## Start INFORMATION SUPPLIED

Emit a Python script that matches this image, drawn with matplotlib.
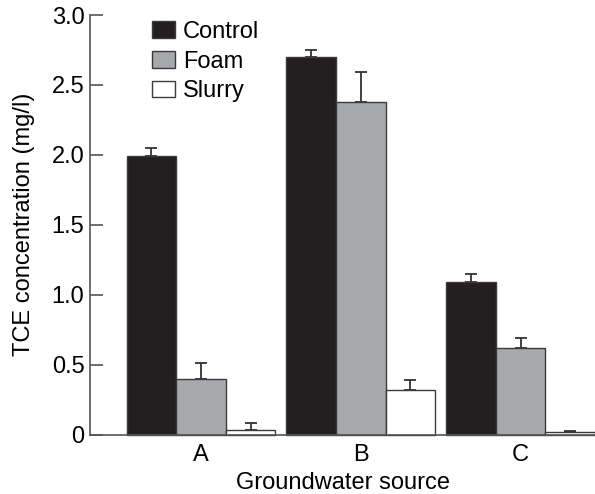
import matplotlib
matplotlib.use("Agg")
import matplotlib.pyplot as plt
import numpy as np
from matplotlib.patches import Patch
from matplotlib.ticker import FixedLocator

plt.rcParams['font.family'] = ['Liberation Sans', 'DejaVu Sans']

sources = ["A", "B", "C"]
series = ["Control", "Foam", "Slurry"]
control = [1.99, 2.70, 1.09]
control_err = [0.06, 0.05, 0.06]
foam = [0.40, 2.38, 0.62]
foam_err = [0.11, 0.21, 0.07]
slurry = [0.035, 0.32, 0.015]
slurry_err = [0.045, 0.07, 0.012]
yticks = [0, 0.5, 1.0, 1.5, 2.0, 2.5, 3.0]
ytick_labels = ["0", "0.5", "1.0", "1.5", "2.0", "2.5", "3.0"]

colors = ["#231f20", "#a7a9ac", "#ffffff"]
edge = "#3a3a3a"
FS = 17

fig = plt.figure(figsize=(5.95, 4.94), dpi=100)
ax = fig.add_axes([90/595, (494-434.5)/494, 1 - 90/595, (434.5-15)/494])

x = np.arange(len(sources))
w = 0.31
vals = [control, foam, slurry]
errs = [control_err, foam_err, slurry_err]
for i, (v, e, c, name) in enumerate(zip(vals, errs, colors, series)):
    pos = x + (i - 1) * w
    ax.bar(pos, v, width=w, color=c, edgecolor=edge, linewidth=1.0, label=name, zorder=2, clip_on=False)
    ax.errorbar(pos, v, yerr=[np.zeros(len(v)), e], fmt='none', ecolor="#333333",
                elinewidth=1.3, capsize=4.3, capthick=1.3, zorder=1, clip_on=False)

ax.set_xlim(-0.694, 2.465)
ax.set_ylim(0, 3.0)
ax.yaxis.set_major_locator(FixedLocator(yticks))
ax.set_yticklabels(ytick_labels)
ax.set_xticks(x)
ax.set_xticklabels(sources)

for s in ["top", "right"]:
    ax.spines[s].set_visible(False)
for s in ["left", "bottom"]:
    ax.spines[s].set_color("#555555")
    ax.spines[s].set_linewidth(1.2)

ax.tick_params(axis='y', direction='in', length=9, width=1.2, color="#555555", labelsize=FS, pad=4)
ax.tick_params(axis='x', length=0, labelsize=FS, pad=7)

ax.set_ylabel("TCE concentration (mg/l)", fontsize=FS, labelpad=12)
ax.set_xlabel("Groundwater source", fontsize=FS, labelpad=4.5)

handles = [Patch(facecolor=c, edgecolor=edge, linewidth=1.0) for c in colors]
ax.legend(handles, series, loc="upper left", bbox_to_anchor=(0.123, 0.986), frameon=False,
          fontsize=FS, handlelength=0.97, handleheight=0.7, handletextpad=0.34,
          labelspacing=0.33, borderpad=0, borderaxespad=0)

fig.savefig("out.png", dpi=100)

## End INFORMATION SUPPLIED

REQUIREMENTS ->
Every line from the top of the material above through the line with "from matplotlib.ticker import FixedLocator" should be duplicated exactly, please; leave out the pictures.

SOLUTION BELOW ->
Emit a Python script that matches this image, drawn with matplotlib.
import matplotlib
matplotlib.use("Agg")
import matplotlib.pyplot as plt
import numpy as np
from matplotlib.patches import Patch
from matplotlib.ticker import FixedLocator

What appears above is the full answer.